Devlet kontrolündeki medyanın sorgulamadığı ve korku atmosferiyle gizlenen seçim rüşvetleri ve siyasi entrikalar, Erdoğan’ın bir başka zaferine işaret ediyor. Altı muhalefet partisi, Millet İttifakı adında bir ittifak kurarak geçen hafta, diğer şeylerin yanı sıra cumhurbaşkanının yetkilerinin kısıtlanacağı taahhüdünde bulundukları bir manifesto yayımladı.
Ancak henüz bir aday hususunda anlaşmaya varamadılar.
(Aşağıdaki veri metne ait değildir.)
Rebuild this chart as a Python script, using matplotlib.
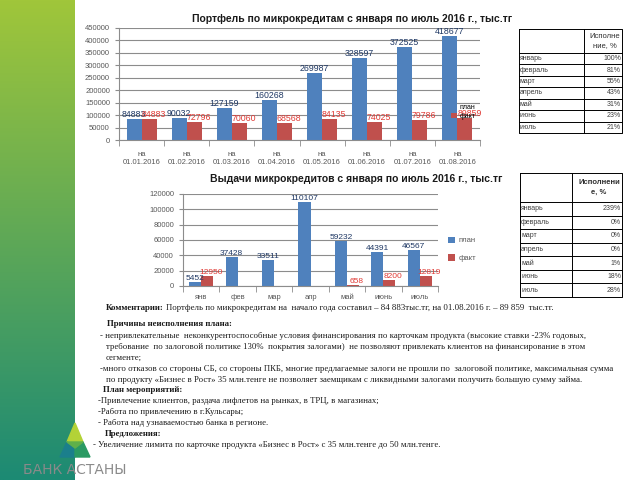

Anketler, HDP olmadan da Meclis çoğunluğunu ele geçiremeyeceklerini gösteriyor.
CEZALANDIRICI ÖNLEMLER DAHA DA ARTIRILMALI
Bütün bunlar bizi asıl soruya geri götürüyor; Batı demokrasileri, tekrar kazandığını farzedersek, Erdoğan’la ilgili ne yapacak? Kişisel yaptırımlar da dahil olmak üzere daha fazla yaptırım bir olasılık. ABD’li senatörler, NATO’yu sabote etmeye devam ederse Ankara’nın, Biden’ın söz verdiği F-1 savaş uçaklarından mahrum kalabileceğini öne sürüyorlar. AB üyelik müzakereleri de resmen süresiz olarak durdurulabilir. Yine de Erdoğan’ın dikkatini çekmek için cezalandırıcı önlemlerin daha da ileri gitmesi gerekecek.
Aşırı temkinli, riskten kaçınan Biden ve Stoltenberg, eski, geçerliliğini yitirmiş düşünceleri bir kenara bırakmalı. Erdoğan’a, NATO’nun, kuralların yanında bir değerler topluluğu olduğu hatırlatılmalı; İsveç ve Finlandiya’nın 30 üyenin oyuyla ittifaka katılması sağlanmalı ve gerekirse Türkiye’nin üyeliği askıya alınmalı.
Türkiye zorlu bir çevrede bulunuyor. Hiç kimse, liderlerinden barış ve sevgi beklemiyor. Yine de değerli bir müttefik olabilir. Ama Türkiye vazgeçilmez değil. Gerekirse, Batılı demokrasiler, o olmadan da güven içinde yaşayabilir. Ta ki Ankara’nın huysuz padişahı nihayet görevden alınana kadar.